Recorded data

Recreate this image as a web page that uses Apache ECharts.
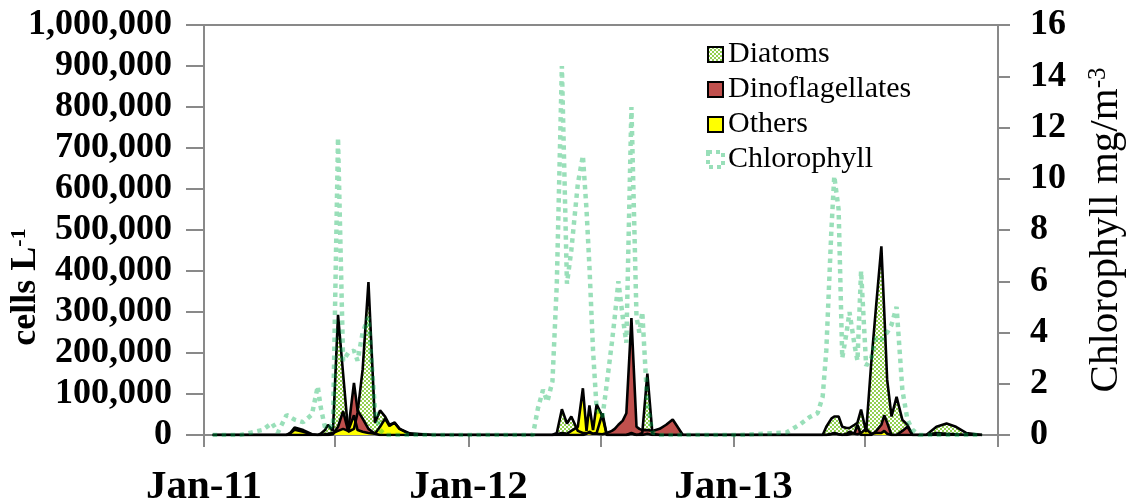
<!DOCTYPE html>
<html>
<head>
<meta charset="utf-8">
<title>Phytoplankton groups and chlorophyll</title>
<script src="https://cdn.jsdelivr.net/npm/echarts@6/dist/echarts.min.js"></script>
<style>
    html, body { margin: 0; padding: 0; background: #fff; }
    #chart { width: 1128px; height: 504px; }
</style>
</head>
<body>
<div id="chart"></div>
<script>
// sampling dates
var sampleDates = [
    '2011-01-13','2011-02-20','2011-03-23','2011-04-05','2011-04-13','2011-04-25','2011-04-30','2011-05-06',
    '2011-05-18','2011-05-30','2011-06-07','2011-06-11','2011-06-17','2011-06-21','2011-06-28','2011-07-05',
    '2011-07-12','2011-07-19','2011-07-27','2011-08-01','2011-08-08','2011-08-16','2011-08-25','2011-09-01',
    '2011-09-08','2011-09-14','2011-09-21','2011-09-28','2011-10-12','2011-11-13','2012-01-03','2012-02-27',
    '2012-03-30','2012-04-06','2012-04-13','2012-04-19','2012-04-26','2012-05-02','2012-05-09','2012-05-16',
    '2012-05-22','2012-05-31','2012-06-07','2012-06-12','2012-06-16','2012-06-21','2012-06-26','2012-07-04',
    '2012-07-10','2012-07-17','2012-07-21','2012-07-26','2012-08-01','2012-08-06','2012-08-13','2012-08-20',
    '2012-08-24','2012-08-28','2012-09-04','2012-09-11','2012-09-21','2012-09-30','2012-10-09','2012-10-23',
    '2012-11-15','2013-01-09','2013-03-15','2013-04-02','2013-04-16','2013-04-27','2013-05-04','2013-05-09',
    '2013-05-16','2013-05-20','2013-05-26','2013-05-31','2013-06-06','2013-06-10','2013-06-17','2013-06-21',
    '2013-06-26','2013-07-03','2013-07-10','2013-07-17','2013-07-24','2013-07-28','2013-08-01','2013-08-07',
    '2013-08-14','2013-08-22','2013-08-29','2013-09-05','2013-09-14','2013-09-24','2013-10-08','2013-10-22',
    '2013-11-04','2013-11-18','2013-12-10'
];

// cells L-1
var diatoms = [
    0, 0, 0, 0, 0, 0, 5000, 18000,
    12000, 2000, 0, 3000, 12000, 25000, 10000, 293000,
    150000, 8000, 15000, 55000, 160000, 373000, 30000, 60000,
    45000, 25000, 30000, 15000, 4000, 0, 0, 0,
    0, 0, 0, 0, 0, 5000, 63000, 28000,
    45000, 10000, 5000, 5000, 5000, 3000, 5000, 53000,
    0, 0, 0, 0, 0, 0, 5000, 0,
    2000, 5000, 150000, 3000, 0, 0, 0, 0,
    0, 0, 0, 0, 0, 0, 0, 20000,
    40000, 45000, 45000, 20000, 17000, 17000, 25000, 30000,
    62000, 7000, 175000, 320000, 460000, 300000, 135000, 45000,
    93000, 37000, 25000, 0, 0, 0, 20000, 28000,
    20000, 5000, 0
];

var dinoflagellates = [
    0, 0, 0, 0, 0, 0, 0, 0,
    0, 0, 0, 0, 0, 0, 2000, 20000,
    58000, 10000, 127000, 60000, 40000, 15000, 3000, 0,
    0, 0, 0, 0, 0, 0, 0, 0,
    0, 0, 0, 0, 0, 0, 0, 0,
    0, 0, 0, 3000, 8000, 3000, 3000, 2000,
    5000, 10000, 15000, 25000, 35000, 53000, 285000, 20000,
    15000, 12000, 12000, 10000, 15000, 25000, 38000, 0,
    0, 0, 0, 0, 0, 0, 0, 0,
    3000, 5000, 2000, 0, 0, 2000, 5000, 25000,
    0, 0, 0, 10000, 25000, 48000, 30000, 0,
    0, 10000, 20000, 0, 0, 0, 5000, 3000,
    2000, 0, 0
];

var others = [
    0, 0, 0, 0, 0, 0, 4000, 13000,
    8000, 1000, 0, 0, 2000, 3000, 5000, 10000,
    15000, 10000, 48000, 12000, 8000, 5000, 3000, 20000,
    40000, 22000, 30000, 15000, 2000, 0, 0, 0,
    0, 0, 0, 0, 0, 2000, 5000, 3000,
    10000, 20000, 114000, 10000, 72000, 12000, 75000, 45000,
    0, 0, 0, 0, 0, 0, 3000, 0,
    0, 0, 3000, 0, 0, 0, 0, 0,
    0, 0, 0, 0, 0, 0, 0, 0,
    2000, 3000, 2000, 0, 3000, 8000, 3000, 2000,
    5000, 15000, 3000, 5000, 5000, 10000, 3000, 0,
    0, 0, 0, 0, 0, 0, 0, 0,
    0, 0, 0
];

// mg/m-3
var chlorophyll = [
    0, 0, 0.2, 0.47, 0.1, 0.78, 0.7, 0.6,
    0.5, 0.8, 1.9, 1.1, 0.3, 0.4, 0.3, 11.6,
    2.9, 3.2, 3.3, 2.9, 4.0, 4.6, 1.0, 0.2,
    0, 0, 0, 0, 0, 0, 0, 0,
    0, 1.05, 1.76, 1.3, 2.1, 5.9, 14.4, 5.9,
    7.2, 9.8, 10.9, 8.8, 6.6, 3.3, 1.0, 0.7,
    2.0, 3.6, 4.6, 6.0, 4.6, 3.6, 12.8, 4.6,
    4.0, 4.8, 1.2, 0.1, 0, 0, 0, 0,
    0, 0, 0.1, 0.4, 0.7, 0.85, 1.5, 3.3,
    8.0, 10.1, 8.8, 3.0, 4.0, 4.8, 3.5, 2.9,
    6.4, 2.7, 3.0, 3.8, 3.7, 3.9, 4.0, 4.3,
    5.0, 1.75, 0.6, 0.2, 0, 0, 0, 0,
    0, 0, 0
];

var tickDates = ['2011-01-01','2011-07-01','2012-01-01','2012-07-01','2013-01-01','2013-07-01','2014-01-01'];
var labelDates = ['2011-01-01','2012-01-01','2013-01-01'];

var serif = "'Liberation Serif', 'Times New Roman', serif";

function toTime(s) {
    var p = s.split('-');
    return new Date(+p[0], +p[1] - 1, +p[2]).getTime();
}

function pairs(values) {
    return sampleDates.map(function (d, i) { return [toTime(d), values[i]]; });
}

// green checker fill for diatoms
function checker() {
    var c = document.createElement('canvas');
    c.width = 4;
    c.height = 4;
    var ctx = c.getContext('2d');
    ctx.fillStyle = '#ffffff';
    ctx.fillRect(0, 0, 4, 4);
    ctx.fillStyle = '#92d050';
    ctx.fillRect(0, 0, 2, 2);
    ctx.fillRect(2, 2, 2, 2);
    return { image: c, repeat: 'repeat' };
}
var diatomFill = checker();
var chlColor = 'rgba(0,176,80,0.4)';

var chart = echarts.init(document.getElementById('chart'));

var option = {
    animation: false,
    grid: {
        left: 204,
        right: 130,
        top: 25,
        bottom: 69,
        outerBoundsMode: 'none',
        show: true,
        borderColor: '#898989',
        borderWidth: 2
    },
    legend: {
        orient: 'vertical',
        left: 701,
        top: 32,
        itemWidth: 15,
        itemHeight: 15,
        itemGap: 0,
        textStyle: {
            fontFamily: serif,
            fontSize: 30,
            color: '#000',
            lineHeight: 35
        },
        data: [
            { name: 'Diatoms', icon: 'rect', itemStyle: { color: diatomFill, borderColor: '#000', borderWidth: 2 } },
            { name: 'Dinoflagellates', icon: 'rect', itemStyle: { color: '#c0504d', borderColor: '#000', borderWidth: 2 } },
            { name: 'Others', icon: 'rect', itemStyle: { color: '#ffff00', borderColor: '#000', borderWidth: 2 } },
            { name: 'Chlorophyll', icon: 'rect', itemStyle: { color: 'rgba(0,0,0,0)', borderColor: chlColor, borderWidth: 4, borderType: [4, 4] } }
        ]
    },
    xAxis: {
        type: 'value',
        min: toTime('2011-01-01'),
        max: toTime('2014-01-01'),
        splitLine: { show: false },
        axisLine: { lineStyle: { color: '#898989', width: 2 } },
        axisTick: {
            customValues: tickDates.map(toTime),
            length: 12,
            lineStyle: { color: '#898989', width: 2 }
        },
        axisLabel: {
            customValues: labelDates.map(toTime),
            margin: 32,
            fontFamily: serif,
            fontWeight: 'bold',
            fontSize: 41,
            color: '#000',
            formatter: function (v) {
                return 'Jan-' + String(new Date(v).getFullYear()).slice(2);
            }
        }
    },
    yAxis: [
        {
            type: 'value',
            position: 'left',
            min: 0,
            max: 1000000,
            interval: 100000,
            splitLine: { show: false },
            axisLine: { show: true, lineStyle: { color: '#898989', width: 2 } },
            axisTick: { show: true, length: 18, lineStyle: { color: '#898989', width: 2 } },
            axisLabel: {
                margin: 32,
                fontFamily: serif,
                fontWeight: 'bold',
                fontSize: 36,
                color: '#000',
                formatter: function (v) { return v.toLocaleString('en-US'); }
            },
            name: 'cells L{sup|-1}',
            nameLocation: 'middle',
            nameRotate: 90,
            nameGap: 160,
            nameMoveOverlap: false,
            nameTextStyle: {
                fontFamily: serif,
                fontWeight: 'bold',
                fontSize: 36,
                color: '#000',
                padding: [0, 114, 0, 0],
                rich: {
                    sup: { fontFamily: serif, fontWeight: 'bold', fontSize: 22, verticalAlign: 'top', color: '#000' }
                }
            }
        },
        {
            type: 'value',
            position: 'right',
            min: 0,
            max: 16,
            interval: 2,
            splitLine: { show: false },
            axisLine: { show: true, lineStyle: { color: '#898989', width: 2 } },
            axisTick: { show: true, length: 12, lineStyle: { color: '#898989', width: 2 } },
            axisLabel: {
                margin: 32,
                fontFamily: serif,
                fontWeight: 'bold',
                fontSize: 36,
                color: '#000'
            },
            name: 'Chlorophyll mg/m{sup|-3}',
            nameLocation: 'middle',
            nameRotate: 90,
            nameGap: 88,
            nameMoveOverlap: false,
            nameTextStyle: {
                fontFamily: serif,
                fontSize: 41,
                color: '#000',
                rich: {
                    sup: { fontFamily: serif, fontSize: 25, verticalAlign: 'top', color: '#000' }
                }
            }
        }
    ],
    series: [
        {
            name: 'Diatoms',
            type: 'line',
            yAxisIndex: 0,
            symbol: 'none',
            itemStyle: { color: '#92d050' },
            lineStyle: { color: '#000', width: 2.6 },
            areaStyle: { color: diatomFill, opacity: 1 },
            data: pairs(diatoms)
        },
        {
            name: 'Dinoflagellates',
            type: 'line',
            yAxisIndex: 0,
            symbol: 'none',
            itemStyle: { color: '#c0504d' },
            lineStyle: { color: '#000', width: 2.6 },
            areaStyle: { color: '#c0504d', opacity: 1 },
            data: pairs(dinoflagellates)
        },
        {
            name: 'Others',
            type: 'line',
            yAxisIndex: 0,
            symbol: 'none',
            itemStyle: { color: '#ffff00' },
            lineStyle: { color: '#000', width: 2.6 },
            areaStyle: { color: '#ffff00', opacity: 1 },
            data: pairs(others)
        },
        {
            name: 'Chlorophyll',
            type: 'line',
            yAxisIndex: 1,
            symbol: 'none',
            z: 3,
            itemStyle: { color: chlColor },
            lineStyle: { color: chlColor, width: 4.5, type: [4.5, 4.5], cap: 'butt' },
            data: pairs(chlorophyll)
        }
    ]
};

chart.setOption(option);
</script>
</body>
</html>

...

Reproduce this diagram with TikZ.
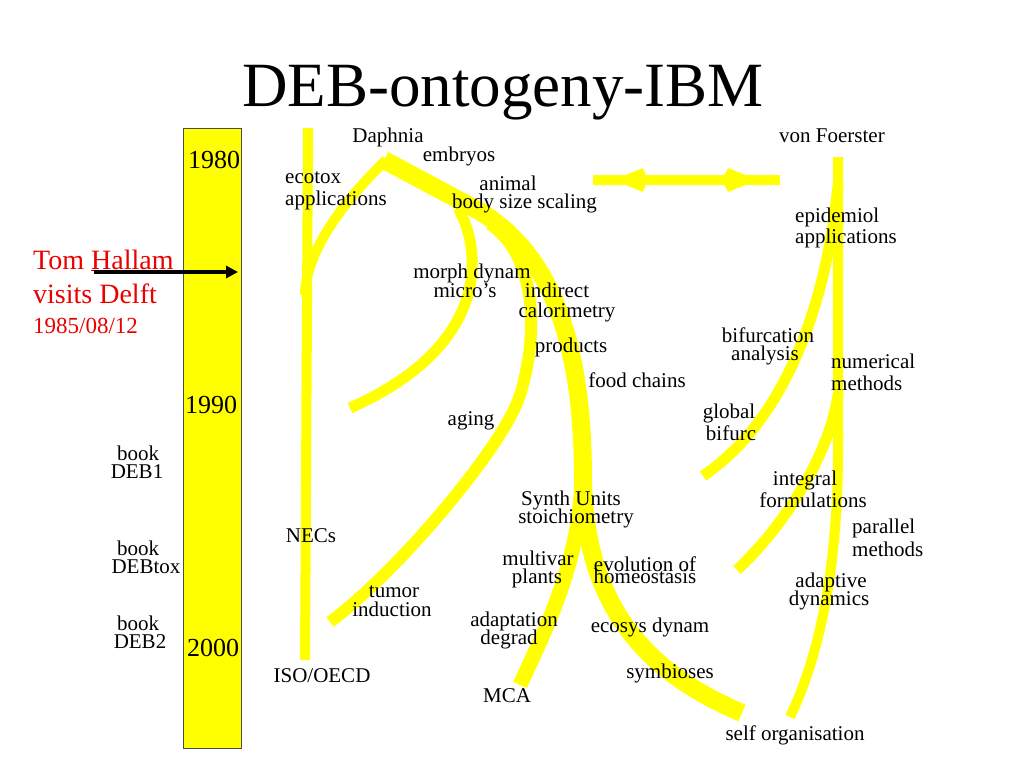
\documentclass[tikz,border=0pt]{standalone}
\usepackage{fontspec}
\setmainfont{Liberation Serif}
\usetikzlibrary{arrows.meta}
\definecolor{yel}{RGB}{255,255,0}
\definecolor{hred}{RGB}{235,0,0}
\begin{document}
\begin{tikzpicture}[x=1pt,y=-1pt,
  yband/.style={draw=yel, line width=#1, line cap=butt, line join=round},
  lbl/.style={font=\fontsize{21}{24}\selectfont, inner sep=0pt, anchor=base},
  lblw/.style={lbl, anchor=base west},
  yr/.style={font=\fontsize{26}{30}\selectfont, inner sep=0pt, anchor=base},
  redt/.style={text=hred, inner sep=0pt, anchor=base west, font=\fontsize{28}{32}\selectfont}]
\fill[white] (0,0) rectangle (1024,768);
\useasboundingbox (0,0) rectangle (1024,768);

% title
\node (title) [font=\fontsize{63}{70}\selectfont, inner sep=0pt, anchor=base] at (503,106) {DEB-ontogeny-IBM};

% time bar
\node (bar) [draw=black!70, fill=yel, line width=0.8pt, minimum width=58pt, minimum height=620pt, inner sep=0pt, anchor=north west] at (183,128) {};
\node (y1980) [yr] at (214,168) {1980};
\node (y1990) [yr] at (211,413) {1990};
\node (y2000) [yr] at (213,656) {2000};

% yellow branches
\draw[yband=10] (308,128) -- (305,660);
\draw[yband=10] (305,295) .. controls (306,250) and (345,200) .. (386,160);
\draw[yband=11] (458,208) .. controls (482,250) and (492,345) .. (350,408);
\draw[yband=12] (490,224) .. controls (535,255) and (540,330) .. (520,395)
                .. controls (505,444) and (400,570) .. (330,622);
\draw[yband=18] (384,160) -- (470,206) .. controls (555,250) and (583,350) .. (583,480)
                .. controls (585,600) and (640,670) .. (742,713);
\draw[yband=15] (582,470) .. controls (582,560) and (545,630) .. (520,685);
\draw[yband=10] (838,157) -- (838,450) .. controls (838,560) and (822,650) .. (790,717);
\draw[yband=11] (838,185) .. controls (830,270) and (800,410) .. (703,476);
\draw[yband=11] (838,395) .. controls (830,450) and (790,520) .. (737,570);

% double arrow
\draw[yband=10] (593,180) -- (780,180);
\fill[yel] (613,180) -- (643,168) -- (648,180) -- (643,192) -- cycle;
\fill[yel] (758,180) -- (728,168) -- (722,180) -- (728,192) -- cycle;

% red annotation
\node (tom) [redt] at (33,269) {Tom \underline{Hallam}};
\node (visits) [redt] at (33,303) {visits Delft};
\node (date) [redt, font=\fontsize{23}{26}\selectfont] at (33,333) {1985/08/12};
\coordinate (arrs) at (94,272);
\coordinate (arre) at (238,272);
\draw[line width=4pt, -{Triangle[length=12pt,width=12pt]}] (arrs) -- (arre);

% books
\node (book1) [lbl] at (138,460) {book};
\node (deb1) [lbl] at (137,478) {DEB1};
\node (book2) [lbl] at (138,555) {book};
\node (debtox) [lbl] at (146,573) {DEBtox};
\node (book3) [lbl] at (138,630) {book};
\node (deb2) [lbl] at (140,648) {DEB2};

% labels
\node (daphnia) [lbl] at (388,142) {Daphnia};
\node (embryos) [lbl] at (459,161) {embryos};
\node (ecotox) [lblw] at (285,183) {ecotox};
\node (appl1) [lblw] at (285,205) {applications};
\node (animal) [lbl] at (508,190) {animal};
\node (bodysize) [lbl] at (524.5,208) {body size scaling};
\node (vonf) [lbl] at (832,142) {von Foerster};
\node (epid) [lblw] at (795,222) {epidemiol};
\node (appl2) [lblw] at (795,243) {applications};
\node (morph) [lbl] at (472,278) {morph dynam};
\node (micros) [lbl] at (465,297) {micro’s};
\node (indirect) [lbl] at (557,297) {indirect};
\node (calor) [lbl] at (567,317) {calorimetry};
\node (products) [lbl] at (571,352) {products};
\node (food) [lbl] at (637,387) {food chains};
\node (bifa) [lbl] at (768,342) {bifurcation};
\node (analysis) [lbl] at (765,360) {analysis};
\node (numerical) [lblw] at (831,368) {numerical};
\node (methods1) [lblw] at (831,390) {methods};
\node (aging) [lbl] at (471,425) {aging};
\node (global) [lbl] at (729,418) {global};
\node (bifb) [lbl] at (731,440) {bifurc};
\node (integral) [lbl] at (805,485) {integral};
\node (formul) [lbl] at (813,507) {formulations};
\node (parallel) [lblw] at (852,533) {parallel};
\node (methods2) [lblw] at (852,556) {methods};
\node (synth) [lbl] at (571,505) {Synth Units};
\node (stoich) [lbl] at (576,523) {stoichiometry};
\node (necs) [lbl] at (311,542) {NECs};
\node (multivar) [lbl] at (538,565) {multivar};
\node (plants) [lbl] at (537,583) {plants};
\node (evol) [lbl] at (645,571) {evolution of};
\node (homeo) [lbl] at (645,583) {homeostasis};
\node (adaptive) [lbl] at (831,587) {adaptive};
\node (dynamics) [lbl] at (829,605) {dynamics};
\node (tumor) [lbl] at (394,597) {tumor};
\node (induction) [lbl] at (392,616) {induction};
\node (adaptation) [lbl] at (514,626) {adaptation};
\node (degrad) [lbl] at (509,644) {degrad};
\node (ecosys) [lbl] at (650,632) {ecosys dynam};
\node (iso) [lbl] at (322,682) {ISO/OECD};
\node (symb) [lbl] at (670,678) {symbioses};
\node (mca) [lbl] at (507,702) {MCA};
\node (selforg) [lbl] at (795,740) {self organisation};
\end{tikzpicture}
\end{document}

§ Task instructions:
Leaving out all pictures, set down exactly the lines of the material above, from the line with "Reproduce this diagram with TikZ." to the line with "(y2000) [yr] at" inclusive, and no others.

§ Problem solution:
Reproduce this diagram with TikZ.
\documentclass[tikz,border=0pt]{standalone}
\usepackage{fontspec}
\setmainfont{Liberation Serif}
\usetikzlibrary{arrows.meta}
\definecolor{yel}{RGB}{255,255,0}
\definecolor{hred}{RGB}{235,0,0}
\begin{document}
\begin{tikzpicture}[x=1pt,y=-1pt,
  yband/.style={draw=yel, line width=#1, line cap=butt, line join=round},
  lbl/.style={font=\fontsize{21}{24}\selectfont, inner sep=0pt, anchor=base},
  lblw/.style={lbl, anchor=base west},
  yr/.style={font=\fontsize{26}{30}\selectfont, inner sep=0pt, anchor=base},
  redt/.style={text=hred, inner sep=0pt, anchor=base west, font=\fontsize{28}{32}\selectfont}]
\fill[white] (0,0) rectangle (1024,768);
\useasboundingbox (0,0) rectangle (1024,768);

% title
\node (title) [font=\fontsize{63}{70}\selectfont, inner sep=0pt, anchor=base] at (503,106) {DEB-ontogeny-IBM};

% time bar
\node (bar) [draw=black!70, fill=yel, line width=0.8pt, minimum width=58pt, minimum height=620pt, inner sep=0pt, anchor=north west] at (183,128) {};
\node (y1980) [yr] at (214,168) {1980};
\node (y1990) [yr] at (211,413) {1990};
\node (y2000) [yr] at (213,656) {2000};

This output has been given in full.